Combining a well-worn result $$e^x = \lim_{n \to \infty}\left(1 + \frac{x}{n}\right)^n,$$ and the fact that, by definition, $\lim_{x \to x_0} f(x) = L$ if and only if $$(\forall \varepsilon > 0)(\exists \delta > 0)(0 < |x - x_0| < \delta \implies |f(x) - L| < \varepsilon),$$ proves that $e^x$ is continuous.

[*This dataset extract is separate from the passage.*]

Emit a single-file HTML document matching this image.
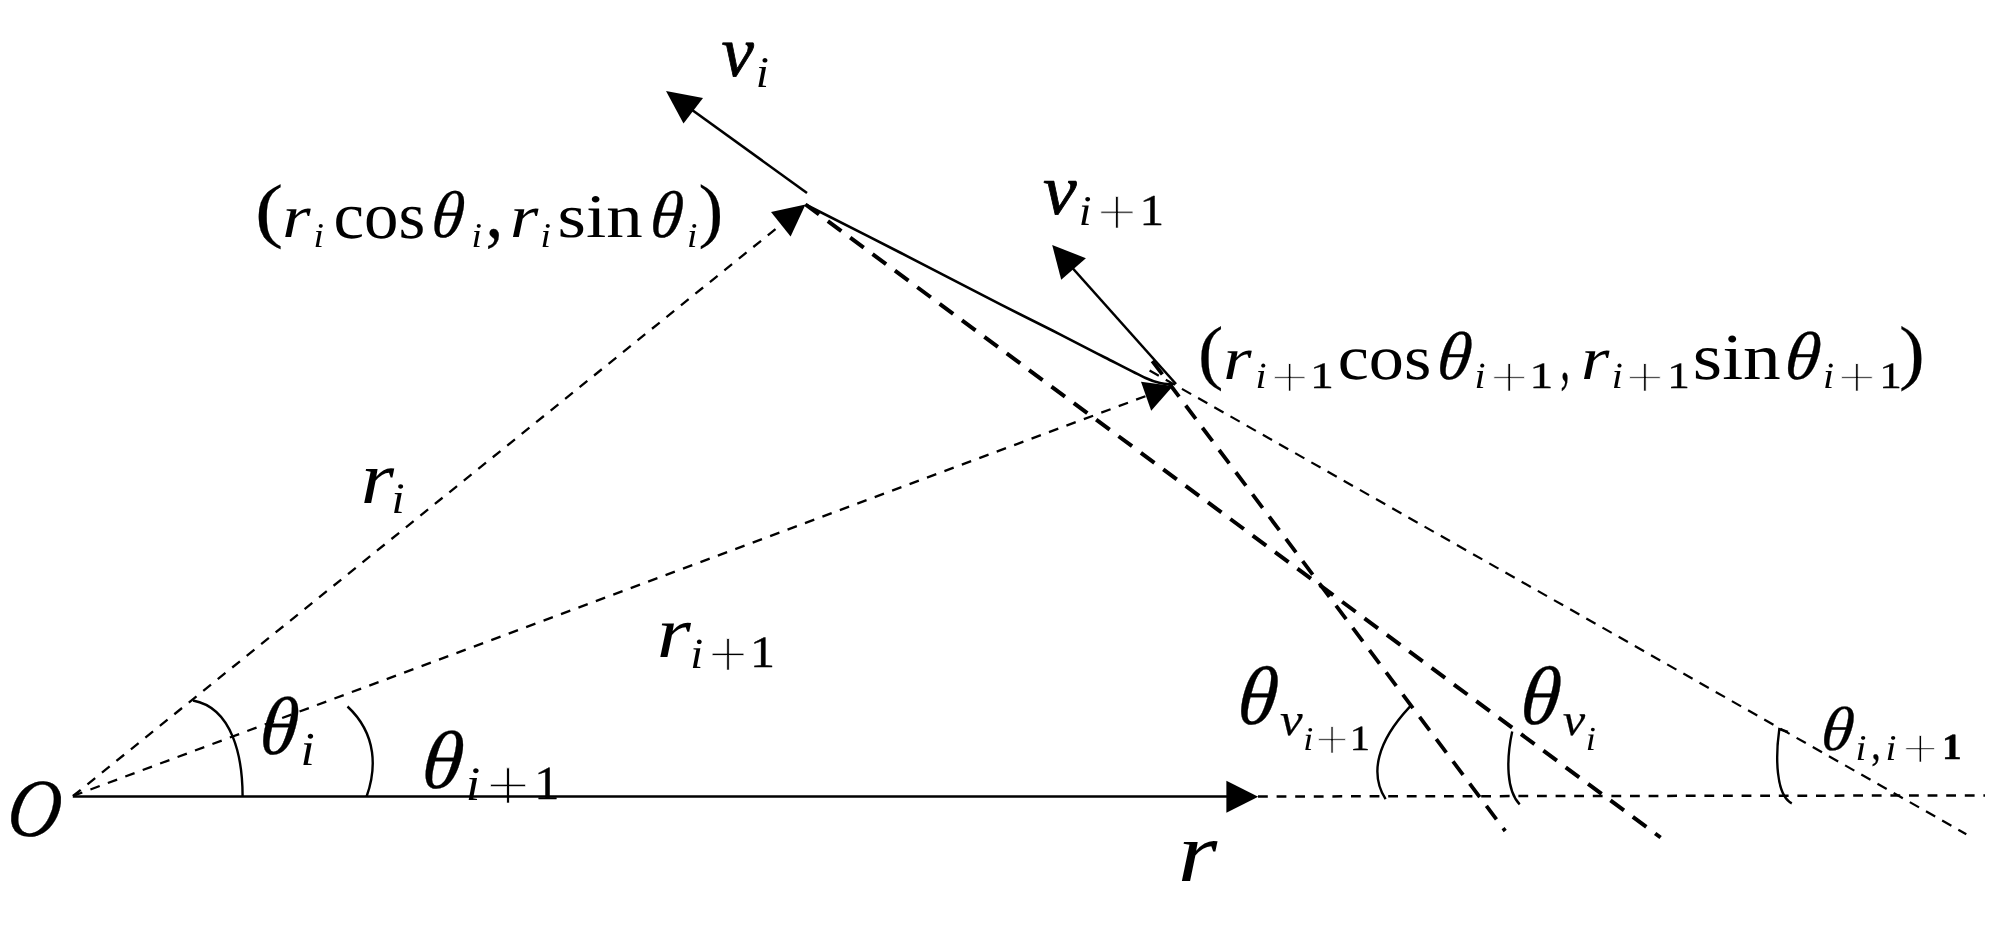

Edit: To summarize, we know that the sequence $$s_n = \left(1 + \frac{x}{n}\right)^n$$ converges to $e^x$ as $n \to \infty$. We see that $$\lim_{x \to x_0} \lim_{n \to \infty} \left(1 + \frac{x}{n}\right)^n = \lim_{x \to x_0} e^x = e^{x_0} = \lim_{n \to \infty} \left(1 + \frac{x_0}{n}\right)^n = \lim_{n \to \infty} \lim_{x \to x_0} \left(1 + \frac{x}{n}\right)^n.$$ Moreover, by definition, $\lim_{x \to x_0} f(x) = L$ if and only if $$(\forall \varepsilon > 0)(\exists \delta > 0)(0 < |x - x_0| < \delta \implies |f(x) - L| < \varepsilon).$$ Yet, since $x_0$ is arbitrary, we have $$(\forall x_0 \in \mathbb{R})(\forall \varepsilon > 0)(\exists \delta > 0)(\forall x \in \mathbb{R})(0 < |x - x_0| < \delta \implies |f(x) - f(x_0)| < \varepsilon).$$ Thus, $e^x$ is continuous for all $x$.

Answer 4

As discussed in this forum, it suffices to show continuity at zero. Using the fact that $E(0)=1,$ we see that for any $\delta<1,$ every $x\in\mathbb{R}$ (or $x\in\mathbb{C}$) such that $|x|<\delta$ satisfies \begin{align*} \left|E(x) - E(0)\right| \hspace{1mm}=\hspace{1mm} \left|\sum_{n=1}^\infty \frac{x^n}{n!}\right| \hspace{1mm}\leq\hspace{1mm} \sum_{n=1}^\infty \frac{|x|^n}{n!} \hspace{1mm}<\hspace{1mm} \sum_{n=1}^\infty \frac{\delta^n}{n!} \hspace{1mm}<\hspace{1mm} \sum_{n=1}^\infty \delta^n \hspace{1mm}=\hspace{0.5mm} \frac{1}{1-\delta} - 1, \end{align*} at which point the reader is invited to choose $\delta$ in terms of a given $\varepsilon$.